20 de janeiro de 2011

De Quando Eu Podia Vestir De Flores Teus Cabelos

Não é mesmo curioso, para não dizer estranho, que uma palavra jogada de qualquer modo sobre uma mesa, de almoço ou de bar, nos transporte no tempo como se esse não fosse nada e nos coloque numa situação já vivida e já aquietada, já presa numa gaiola de grades grossas que temos aqui dentro em algum lugar, não é mesmo curioso? Uma única palavra, que pode ser falada normalmente ou até mesmo sussurrada entre dentes, uma única palavra ou talvez um único nome, o que é ainda mais poderoso: o nome de alguém que passou e que por passar é passado, não estando mais presente no momento em que seu nome surge à tona de uma conversa banal.

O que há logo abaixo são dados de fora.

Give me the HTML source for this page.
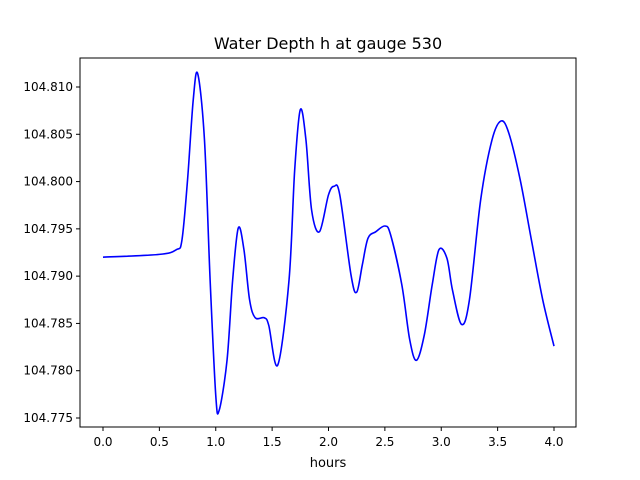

Ouvimos esse nome e o mastigamos em nossos ouvidos, talvez demorando ainda um pouco para sermos atingidos, talvez recebendo na hora os efeitos da flechada certeira. A conversa ao redor segue, e talvez já nem envolva mais aquele nome (ou palavra), mas nem prestamos atenção, pois já nos afundamos dentro de nós mesmos, indo até o fundo para catar as conchas das memórias. Os anos começam a correr e a girar ao nosso redor, as folhas arrancadas dos calendários pulam do chão onde foram atiradas e se colam novamente (é como rebobinar uma fita), quando nos damos conta já não se vê a mesa, de almoço ou de bar, nem as pessoas ao seu redor. Vemos aquilo que o nome (ou palavra) nos causou, o momento em que nos causou, talvez uma lembrança banal, mas significativa em cada colorido detalhe. Vemos aquele dia, tanto tempo antes do fim e mais tempo ainda antes de nos lembrarem seu nome, em que ela nos pediu para amarrar seus cabelos numa trança, e enfeitá-los com flores diversas, e nós fizemos, rindo, enquanto olhávamos, no espelho à sua frente, ela rindo também. Surgem de volta mais que as imagens, surgem os cheiros (o perfume dela borrifado pelo quarto), surgem as sensações (o cabelo dela liso e macio entre nossos dedos), surge toda uma vida que já não é mais, e que nós enterramos, conscientemente, não por ser ruim e sim por ser agradável demais. Mas, tão de repente quanto foi construído, esse castelo de memória se desfaz (as folhas do calendário de volta no chão) quando alguém na mesa, talvez a mesma pessoa que disse o nome (ou palavra), no chama e nos diz outra coisa qualquer, um comentário sobre o clima, talvez. Voltamos ao agora e é provável que não voltemos àquela cena enquanto não ouvirmos aquele nome de novo, atirado por sobre outra mesa. Não é mesmo curioso?